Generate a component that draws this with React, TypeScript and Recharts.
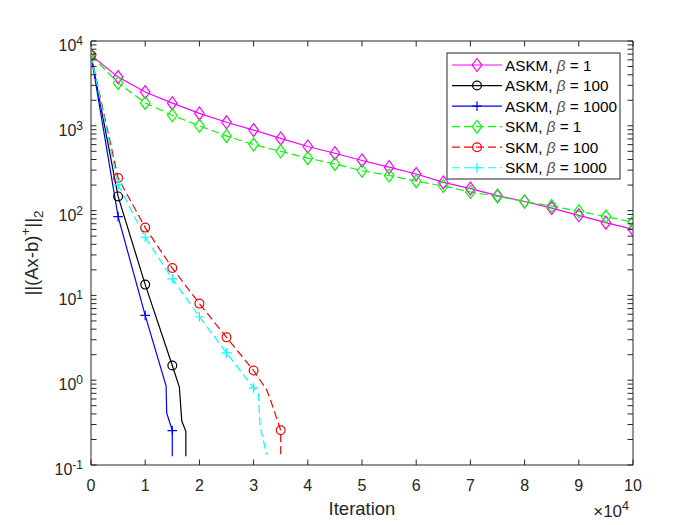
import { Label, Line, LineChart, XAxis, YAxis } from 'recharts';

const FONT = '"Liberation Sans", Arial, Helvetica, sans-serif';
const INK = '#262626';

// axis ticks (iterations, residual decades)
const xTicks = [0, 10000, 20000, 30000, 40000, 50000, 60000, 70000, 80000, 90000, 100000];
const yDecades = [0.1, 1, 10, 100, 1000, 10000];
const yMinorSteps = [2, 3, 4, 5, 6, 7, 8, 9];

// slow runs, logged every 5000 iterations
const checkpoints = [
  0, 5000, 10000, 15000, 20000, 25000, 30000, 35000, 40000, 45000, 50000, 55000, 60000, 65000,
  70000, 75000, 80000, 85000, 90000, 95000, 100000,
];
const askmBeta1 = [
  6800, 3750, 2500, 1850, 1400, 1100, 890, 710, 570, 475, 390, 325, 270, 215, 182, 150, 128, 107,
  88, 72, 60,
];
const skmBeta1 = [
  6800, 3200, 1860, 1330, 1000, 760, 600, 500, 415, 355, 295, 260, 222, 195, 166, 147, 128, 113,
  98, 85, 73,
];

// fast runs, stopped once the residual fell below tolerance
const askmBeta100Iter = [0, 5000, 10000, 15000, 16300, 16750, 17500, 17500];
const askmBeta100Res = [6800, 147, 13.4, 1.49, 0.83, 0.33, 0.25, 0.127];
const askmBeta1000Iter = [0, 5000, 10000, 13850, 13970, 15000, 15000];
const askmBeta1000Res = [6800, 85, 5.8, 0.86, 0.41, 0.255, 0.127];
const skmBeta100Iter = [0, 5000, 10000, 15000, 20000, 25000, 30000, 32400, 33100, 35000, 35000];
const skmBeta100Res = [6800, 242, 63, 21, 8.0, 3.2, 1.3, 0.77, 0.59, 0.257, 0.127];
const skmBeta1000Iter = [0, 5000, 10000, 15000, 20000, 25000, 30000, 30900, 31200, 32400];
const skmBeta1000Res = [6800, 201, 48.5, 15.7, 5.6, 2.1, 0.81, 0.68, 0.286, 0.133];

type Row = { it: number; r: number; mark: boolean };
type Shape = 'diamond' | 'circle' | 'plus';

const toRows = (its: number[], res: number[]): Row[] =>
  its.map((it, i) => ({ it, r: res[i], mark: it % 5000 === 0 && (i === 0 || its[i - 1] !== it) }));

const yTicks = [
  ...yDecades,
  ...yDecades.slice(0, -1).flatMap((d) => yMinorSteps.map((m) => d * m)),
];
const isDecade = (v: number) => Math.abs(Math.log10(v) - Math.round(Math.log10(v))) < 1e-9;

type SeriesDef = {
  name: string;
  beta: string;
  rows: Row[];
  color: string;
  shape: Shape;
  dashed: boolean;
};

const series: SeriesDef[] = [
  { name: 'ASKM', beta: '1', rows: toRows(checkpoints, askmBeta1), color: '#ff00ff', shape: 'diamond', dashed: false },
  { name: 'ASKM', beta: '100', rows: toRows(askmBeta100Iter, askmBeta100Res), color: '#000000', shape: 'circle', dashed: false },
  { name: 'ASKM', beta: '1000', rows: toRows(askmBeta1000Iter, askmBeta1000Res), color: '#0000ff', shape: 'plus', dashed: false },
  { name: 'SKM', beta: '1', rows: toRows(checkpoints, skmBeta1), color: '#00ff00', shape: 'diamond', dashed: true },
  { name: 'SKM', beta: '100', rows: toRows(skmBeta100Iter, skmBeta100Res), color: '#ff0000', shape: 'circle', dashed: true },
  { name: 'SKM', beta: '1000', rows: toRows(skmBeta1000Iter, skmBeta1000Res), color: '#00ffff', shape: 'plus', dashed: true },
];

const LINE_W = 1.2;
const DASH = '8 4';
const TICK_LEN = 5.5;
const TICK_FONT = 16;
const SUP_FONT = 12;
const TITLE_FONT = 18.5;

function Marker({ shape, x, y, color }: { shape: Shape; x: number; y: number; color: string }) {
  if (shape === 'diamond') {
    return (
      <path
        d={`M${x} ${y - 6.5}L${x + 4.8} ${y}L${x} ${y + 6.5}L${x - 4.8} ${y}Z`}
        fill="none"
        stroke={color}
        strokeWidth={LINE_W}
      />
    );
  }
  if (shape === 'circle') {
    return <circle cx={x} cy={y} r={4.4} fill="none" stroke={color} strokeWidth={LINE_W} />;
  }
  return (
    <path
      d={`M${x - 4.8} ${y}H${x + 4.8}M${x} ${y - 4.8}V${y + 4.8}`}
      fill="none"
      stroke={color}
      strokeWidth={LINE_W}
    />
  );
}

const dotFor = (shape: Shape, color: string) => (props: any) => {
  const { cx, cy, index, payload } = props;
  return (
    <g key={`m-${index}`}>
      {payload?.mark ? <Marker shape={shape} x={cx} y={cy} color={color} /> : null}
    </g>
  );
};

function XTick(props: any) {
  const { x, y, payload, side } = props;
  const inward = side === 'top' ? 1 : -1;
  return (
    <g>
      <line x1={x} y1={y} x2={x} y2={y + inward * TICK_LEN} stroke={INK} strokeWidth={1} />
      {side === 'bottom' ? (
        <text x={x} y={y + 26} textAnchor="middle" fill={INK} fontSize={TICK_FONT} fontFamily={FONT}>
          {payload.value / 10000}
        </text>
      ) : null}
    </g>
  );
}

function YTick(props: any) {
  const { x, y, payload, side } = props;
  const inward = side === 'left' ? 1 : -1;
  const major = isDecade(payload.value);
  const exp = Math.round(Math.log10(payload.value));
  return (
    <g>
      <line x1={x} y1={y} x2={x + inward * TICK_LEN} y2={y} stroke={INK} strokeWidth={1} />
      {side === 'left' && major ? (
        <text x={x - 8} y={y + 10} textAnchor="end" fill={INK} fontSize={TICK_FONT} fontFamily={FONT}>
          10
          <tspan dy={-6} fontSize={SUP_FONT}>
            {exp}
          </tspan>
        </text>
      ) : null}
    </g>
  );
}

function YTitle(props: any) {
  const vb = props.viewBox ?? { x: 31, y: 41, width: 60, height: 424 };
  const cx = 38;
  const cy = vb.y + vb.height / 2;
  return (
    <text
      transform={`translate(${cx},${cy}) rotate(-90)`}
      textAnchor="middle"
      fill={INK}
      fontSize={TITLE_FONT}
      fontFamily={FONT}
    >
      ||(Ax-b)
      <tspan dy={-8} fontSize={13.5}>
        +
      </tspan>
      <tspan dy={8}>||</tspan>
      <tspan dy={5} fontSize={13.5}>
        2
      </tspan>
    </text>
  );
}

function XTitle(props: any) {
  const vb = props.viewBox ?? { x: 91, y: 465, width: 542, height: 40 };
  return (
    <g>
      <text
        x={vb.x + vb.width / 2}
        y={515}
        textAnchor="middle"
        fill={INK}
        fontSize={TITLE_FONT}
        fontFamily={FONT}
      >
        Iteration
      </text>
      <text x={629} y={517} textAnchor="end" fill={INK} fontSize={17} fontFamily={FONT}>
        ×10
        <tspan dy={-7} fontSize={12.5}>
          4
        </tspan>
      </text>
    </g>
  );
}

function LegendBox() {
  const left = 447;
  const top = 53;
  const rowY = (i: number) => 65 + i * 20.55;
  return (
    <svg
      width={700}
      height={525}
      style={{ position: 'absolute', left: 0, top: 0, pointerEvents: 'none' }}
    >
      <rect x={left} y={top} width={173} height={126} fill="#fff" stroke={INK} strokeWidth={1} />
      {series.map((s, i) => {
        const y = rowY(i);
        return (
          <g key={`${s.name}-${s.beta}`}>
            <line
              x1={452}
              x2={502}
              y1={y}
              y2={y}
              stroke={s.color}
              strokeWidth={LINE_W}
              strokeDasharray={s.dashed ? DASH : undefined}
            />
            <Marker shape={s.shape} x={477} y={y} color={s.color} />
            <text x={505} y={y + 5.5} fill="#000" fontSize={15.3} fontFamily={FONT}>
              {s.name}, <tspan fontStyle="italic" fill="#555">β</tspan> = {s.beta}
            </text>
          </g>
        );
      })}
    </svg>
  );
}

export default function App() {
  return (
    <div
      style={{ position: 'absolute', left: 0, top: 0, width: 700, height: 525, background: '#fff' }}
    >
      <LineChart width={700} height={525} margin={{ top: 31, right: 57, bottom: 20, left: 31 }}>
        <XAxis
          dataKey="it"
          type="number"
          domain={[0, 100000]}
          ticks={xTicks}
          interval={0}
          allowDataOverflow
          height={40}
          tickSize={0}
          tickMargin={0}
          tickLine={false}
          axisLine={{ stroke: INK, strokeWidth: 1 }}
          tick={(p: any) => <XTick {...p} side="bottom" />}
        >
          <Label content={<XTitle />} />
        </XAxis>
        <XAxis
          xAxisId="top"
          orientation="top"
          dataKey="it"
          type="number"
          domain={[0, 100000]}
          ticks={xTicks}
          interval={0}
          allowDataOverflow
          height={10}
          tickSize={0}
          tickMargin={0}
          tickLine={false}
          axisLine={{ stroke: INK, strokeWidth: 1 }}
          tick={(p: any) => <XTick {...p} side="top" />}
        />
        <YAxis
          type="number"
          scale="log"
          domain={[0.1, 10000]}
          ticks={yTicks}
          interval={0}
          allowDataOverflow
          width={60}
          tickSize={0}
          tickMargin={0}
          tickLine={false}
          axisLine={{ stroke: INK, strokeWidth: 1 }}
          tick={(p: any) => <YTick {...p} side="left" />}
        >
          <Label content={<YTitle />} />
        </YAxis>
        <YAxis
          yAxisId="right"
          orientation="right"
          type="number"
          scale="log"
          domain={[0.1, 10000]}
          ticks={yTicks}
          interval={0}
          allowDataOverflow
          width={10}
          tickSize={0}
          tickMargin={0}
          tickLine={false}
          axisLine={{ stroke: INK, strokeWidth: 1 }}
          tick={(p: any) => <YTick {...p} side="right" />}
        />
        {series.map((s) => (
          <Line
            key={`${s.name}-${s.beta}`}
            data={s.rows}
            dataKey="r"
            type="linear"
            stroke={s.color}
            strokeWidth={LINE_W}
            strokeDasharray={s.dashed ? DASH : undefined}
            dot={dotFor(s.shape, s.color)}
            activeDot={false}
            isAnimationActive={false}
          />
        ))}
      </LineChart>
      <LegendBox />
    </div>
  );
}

## [What is required]
Up to and including the line containing "const yMinorSteps = [2, 3, 4, 5, 6, 7, 8, 9];", repeat every line from the start of the data, but none of the pictures.

## [Written solution]
Generate a component that draws this with React, TypeScript and Recharts.
import { Label, Line, LineChart, XAxis, YAxis } from 'recharts';

const FONT = '"Liberation Sans", Arial, Helvetica, sans-serif';
const INK = '#262626';

// axis ticks (iterations, residual decades)
const xTicks = [0, 10000, 20000, 30000, 40000, 50000, 60000, 70000, 80000, 90000, 100000];
const yDecades = [0.1, 1, 10, 100, 1000, 10000];
const yMinorSteps = [2, 3, 4, 5, 6, 7, 8, 9];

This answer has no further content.